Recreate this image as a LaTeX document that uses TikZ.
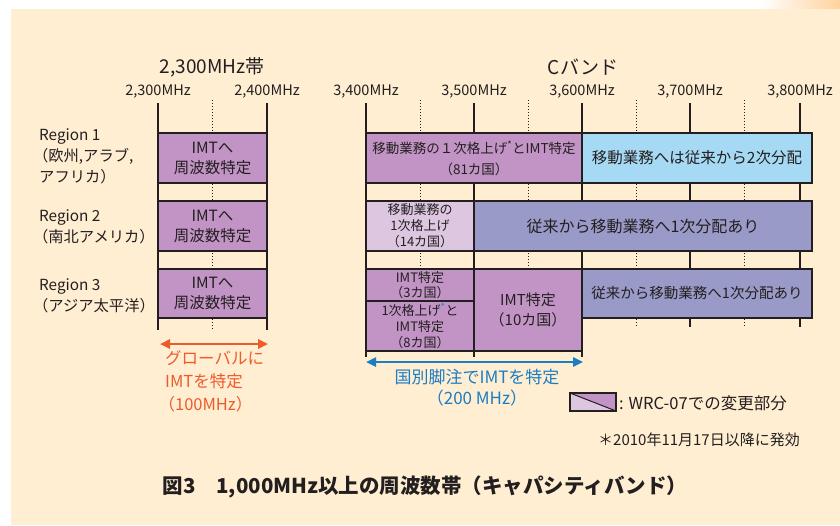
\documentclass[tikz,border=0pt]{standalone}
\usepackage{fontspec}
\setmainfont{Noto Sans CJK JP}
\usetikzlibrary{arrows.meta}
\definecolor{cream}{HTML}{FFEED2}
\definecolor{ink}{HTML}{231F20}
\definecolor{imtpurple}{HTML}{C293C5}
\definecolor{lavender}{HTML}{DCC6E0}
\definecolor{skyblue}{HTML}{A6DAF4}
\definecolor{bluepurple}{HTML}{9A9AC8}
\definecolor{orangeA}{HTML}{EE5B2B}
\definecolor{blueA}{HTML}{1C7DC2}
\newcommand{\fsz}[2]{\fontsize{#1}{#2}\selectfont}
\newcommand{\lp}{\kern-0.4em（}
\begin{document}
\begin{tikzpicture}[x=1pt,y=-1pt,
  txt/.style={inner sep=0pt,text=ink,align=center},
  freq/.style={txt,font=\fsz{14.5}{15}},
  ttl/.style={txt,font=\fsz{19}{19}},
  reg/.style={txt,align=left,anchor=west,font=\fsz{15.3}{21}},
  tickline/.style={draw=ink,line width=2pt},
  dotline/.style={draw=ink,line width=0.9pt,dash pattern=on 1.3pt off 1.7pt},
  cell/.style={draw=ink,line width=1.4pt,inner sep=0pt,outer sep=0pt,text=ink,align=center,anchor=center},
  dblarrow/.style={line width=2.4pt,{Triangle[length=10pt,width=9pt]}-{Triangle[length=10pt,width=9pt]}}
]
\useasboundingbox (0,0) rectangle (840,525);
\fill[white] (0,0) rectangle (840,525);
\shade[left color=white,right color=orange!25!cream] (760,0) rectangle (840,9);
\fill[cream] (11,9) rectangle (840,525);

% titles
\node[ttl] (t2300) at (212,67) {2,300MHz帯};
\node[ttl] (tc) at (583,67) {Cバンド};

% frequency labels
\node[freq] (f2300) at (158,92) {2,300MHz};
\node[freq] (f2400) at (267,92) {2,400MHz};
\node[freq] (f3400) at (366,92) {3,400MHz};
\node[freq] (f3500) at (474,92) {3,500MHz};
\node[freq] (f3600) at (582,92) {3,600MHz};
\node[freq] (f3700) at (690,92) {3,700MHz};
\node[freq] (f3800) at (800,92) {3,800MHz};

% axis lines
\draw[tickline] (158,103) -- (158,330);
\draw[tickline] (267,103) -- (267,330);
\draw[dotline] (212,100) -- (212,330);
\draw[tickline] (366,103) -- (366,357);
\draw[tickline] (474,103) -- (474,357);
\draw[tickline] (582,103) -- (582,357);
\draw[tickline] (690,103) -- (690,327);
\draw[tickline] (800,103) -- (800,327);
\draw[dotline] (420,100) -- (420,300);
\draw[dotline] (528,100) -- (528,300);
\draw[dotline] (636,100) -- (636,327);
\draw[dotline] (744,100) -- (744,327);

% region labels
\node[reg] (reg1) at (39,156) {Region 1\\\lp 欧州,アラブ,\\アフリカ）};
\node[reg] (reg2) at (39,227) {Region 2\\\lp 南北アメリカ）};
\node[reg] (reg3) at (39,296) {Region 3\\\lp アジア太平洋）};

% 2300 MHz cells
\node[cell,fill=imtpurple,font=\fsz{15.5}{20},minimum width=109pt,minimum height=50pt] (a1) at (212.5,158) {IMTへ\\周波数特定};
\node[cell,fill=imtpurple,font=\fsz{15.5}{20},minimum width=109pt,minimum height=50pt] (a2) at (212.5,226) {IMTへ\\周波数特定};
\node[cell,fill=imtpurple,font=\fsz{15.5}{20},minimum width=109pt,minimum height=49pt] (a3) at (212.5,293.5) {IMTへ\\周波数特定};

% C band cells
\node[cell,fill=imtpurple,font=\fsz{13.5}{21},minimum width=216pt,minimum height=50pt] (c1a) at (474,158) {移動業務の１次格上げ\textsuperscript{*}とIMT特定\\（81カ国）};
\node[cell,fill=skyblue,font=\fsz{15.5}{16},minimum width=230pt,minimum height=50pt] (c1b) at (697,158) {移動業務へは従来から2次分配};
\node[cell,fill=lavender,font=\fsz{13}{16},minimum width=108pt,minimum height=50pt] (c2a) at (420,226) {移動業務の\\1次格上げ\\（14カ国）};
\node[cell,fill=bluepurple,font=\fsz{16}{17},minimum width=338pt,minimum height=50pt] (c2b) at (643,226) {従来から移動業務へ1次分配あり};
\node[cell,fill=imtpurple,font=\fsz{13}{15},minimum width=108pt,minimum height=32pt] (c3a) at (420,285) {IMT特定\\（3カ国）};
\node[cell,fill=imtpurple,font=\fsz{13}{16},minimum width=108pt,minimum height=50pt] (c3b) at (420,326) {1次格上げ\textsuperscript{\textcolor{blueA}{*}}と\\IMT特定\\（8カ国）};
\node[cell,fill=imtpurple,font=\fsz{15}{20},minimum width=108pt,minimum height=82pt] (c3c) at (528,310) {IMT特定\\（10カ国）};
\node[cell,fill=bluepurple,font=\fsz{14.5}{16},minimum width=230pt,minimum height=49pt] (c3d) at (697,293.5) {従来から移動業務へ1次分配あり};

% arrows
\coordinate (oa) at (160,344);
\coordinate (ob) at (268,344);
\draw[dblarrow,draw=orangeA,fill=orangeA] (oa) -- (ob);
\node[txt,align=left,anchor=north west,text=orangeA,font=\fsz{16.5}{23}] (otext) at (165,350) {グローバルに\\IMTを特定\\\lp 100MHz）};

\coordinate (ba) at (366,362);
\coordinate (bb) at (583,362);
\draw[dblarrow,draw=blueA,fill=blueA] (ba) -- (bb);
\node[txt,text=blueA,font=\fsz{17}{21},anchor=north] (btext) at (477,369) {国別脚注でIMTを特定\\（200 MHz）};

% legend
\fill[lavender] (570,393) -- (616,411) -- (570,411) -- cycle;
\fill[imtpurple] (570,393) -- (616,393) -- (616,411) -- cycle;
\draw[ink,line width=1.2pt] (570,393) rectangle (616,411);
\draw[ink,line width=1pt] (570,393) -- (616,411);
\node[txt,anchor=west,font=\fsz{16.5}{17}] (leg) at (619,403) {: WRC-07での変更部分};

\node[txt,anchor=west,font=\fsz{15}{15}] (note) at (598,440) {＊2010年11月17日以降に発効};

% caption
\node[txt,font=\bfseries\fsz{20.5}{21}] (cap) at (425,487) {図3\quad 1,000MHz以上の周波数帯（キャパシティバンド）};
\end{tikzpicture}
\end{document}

■ To be done:
Without the pictures, transcribe the listing above exactly.

■ Exercise result:
Recreate this image as a LaTeX document that uses TikZ.
\documentclass[tikz,border=0pt]{standalone}
\usepackage{fontspec}
\setmainfont{Noto Sans CJK JP}
\usetikzlibrary{arrows.meta}
\definecolor{cream}{HTML}{FFEED2}
\definecolor{ink}{HTML}{231F20}
\definecolor{imtpurple}{HTML}{C293C5}
\definecolor{lavender}{HTML}{DCC6E0}
\definecolor{skyblue}{HTML}{A6DAF4}
\definecolor{bluepurple}{HTML}{9A9AC8}
\definecolor{orangeA}{HTML}{EE5B2B}
\definecolor{blueA}{HTML}{1C7DC2}
\newcommand{\fsz}[2]{\fontsize{#1}{#2}\selectfont}
\newcommand{\lp}{\kern-0.4em（}
\begin{document}
\begin{tikzpicture}[x=1pt,y=-1pt,
  txt/.style={inner sep=0pt,text=ink,align=center},
  freq/.style={txt,font=\fsz{14.5}{15}},
  ttl/.style={txt,font=\fsz{19}{19}},
  reg/.style={txt,align=left,anchor=west,font=\fsz{15.3}{21}},
  tickline/.style={draw=ink,line width=2pt},
  dotline/.style={draw=ink,line width=0.9pt,dash pattern=on 1.3pt off 1.7pt},
  cell/.style={draw=ink,line width=1.4pt,inner sep=0pt,outer sep=0pt,text=ink,align=center,anchor=center},
  dblarrow/.style={line width=2.4pt,{Triangle[length=10pt,width=9pt]}-{Triangle[length=10pt,width=9pt]}}
]
\useasboundingbox (0,0) rectangle (840,525);
\fill[white] (0,0) rectangle (840,525);
\shade[left color=white,right color=orange!25!cream] (760,0) rectangle (840,9);
\fill[cream] (11,9) rectangle (840,525);

% titles
\node[ttl] (t2300) at (212,67) {2,300MHz帯};
\node[ttl] (tc) at (583,67) {Cバンド};

% frequency labels
\node[freq] (f2300) at (158,92) {2,300MHz};
\node[freq] (f2400) at (267,92) {2,400MHz};
\node[freq] (f3400) at (366,92) {3,400MHz};
\node[freq] (f3500) at (474,92) {3,500MHz};
\node[freq] (f3600) at (582,92) {3,600MHz};
\node[freq] (f3700) at (690,92) {3,700MHz};
\node[freq] (f3800) at (800,92) {3,800MHz};

% axis lines
\draw[tickline] (158,103) -- (158,330);
\draw[tickline] (267,103) -- (267,330);
\draw[dotline] (212,100) -- (212,330);
\draw[tickline] (366,103) -- (366,357);
\draw[tickline] (474,103) -- (474,357);
\draw[tickline] (582,103) -- (582,357);
\draw[tickline] (690,103) -- (690,327);
\draw[tickline] (800,103) -- (800,327);
\draw[dotline] (420,100) -- (420,300);
\draw[dotline] (528,100) -- (528,300);
\draw[dotline] (636,100) -- (636,327);
\draw[dotline] (744,100) -- (744,327);

% region labels
\node[reg] (reg1) at (39,156) {Region 1\\\lp 欧州,アラブ,\\アフリカ）};
\node[reg] (reg2) at (39,227) {Region 2\\\lp 南北アメリカ）};
\node[reg] (reg3) at (39,296) {Region 3\\\lp アジア太平洋）};

% 2300 MHz cells
\node[cell,fill=imtpurple,font=\fsz{15.5}{20},minimum width=109pt,minimum height=50pt] (a1) at (212.5,158) {IMTへ\\周波数特定};
\node[cell,fill=imtpurple,font=\fsz{15.5}{20},minimum width=109pt,minimum height=50pt] (a2) at (212.5,226) {IMTへ\\周波数特定};
\node[cell,fill=imtpurple,font=\fsz{15.5}{20},minimum width=109pt,minimum height=49pt] (a3) at (212.5,293.5) {IMTへ\\周波数特定};

% C band cells
\node[cell,fill=imtpurple,font=\fsz{13.5}{21},minimum width=216pt,minimum height=50pt] (c1a) at (474,158) {移動業務の１次格上げ\textsuperscript{*}とIMT特定\\（81カ国）};
\node[cell,fill=skyblue,font=\fsz{15.5}{16},minimum width=230pt,minimum height=50pt] (c1b) at (697,158) {移動業務へは従来から2次分配};
\node[cell,fill=lavender,font=\fsz{13}{16},minimum width=108pt,minimum height=50pt] (c2a) at (420,226) {移動業務の\\1次格上げ\\（14カ国）};
\node[cell,fill=bluepurple,font=\fsz{16}{17},minimum width=338pt,minimum height=50pt] (c2b) at (643,226) {従来から移動業務へ1次分配あり};
\node[cell,fill=imtpurple,font=\fsz{13}{15},minimum width=108pt,minimum height=32pt] (c3a) at (420,285) {IMT特定\\（3カ国）};
\node[cell,fill=imtpurple,font=\fsz{13}{16},minimum width=108pt,minimum height=50pt] (c3b) at (420,326) {1次格上げ\textsuperscript{\textcolor{blueA}{*}}と\\IMT特定\\（8カ国）};
\node[cell,fill=imtpurple,font=\fsz{15}{20},minimum width=108pt,minimum height=82pt] (c3c) at (528,310) {IMT特定\\（10カ国）};
\node[cell,fill=bluepurple,font=\fsz{14.5}{16},minimum width=230pt,minimum height=49pt] (c3d) at (697,293.5) {従来から移動業務へ1次分配あり};

% arrows
\coordinate (oa) at (160,344);
\coordinate (ob) at (268,344);
\draw[dblarrow,draw=orangeA,fill=orangeA] (oa) -- (ob);
\node[txt,align=left,anchor=north west,text=orangeA,font=\fsz{16.5}{23}] (otext) at (165,350) {グローバルに\\IMTを特定\\\lp 100MHz）};

\coordinate (ba) at (366,362);
\coordinate (bb) at (583,362);
\draw[dblarrow,draw=blueA,fill=blueA] (ba) -- (bb);
\node[txt,text=blueA,font=\fsz{17}{21},anchor=north] (btext) at (477,369) {国別脚注でIMTを特定\\（200 MHz）};

% legend
\fill[lavender] (570,393) -- (616,411) -- (570,411) -- cycle;
\fill[imtpurple] (570,393) -- (616,393) -- (616,411) -- cycle;
\draw[ink,line width=1.2pt] (570,393) rectangle (616,411);
\draw[ink,line width=1pt] (570,393) -- (616,411);
\node[txt,anchor=west,font=\fsz{16.5}{17}] (leg) at (619,403) {: WRC-07での変更部分};

\node[txt,anchor=west,font=\fsz{15}{15}] (note) at (598,440) {＊2010年11月17日以降に発効};

% caption
\node[txt,font=\bfseries\fsz{20.5}{21}] (cap) at (425,487) {図3\quad 1,000MHz以上の周波数帯（キャパシティバンド）};
\end{tikzpicture}
\end{document}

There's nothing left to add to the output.